Nature conservation is Govts duty ....by NARAYANI GANESH in the TOI.

To think that free market forces by themselves can protect the environment is a fallacy. See what it has done to the tiger. Lucrative trade in the animal's skin and body parts has almost finished off the species. Total extinction hasn't happened yet because however tame or badly implemented, anti-wildlife trade regulation still serves as a deterrent. The tiger would have become extinct by now if not for the fact that trade in wildlife and wildlife products is illegal.

As an agreement between governments, the Convention on International Trade in Endangered Species of Wild Fauna and Flora aims to ensure that international trade in wild animals and plants does not threaten their survival. Official intervention backed by inter-governmental cooperation lends the issue of wildlife protection the gravity it lacks when left to market forces.

Delhi, one of the most polluted cities in the world, was till recently a visitor's nightmare.

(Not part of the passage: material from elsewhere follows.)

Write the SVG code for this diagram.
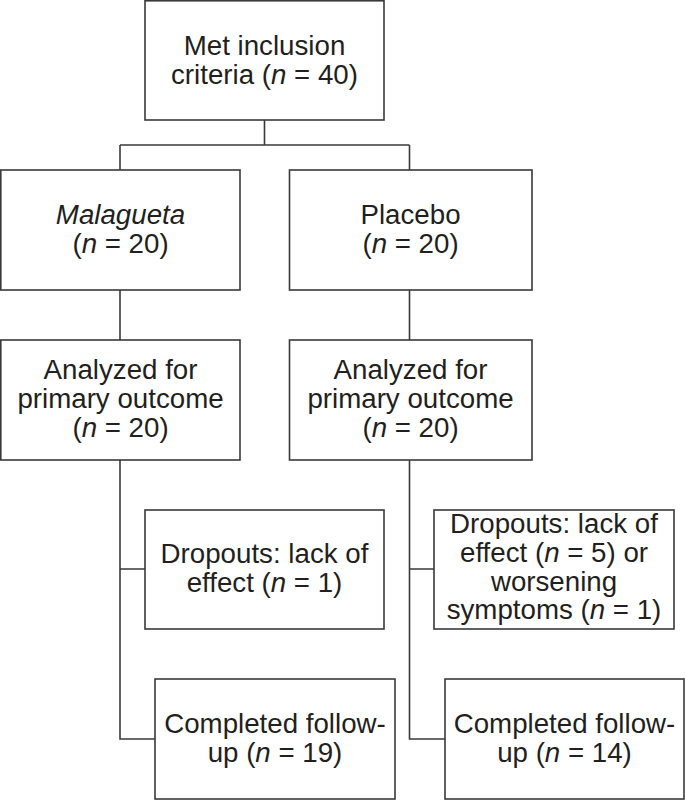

And residents were becoming increasingly vulnerable to pollution-induced respiratory diseases. The capital got its act together only after the Supreme Court intervened to make conversion from diesel to compressed natural gas mandatory for public transport vehicles. Today, visitors are amazed at the transformation. Left to the free market, this would never have happened.

Take the case of Goa, promoted internationally as a beachcomber's paradise. With hotel chains ruling Goa's coastline, beaches were being privatised and built upon, choking off access for local fishermen. Coastal ecology suffered until the government intervened to ban construction within 200 metres of the shoreline. Any efforts to save the planet must be conducted on a war footing, say scientists. And waging of wars cannot be left to profit-seeking corporations. Community welfare is the stated objective of elected governments, indeed a central part of the rationale for government itself.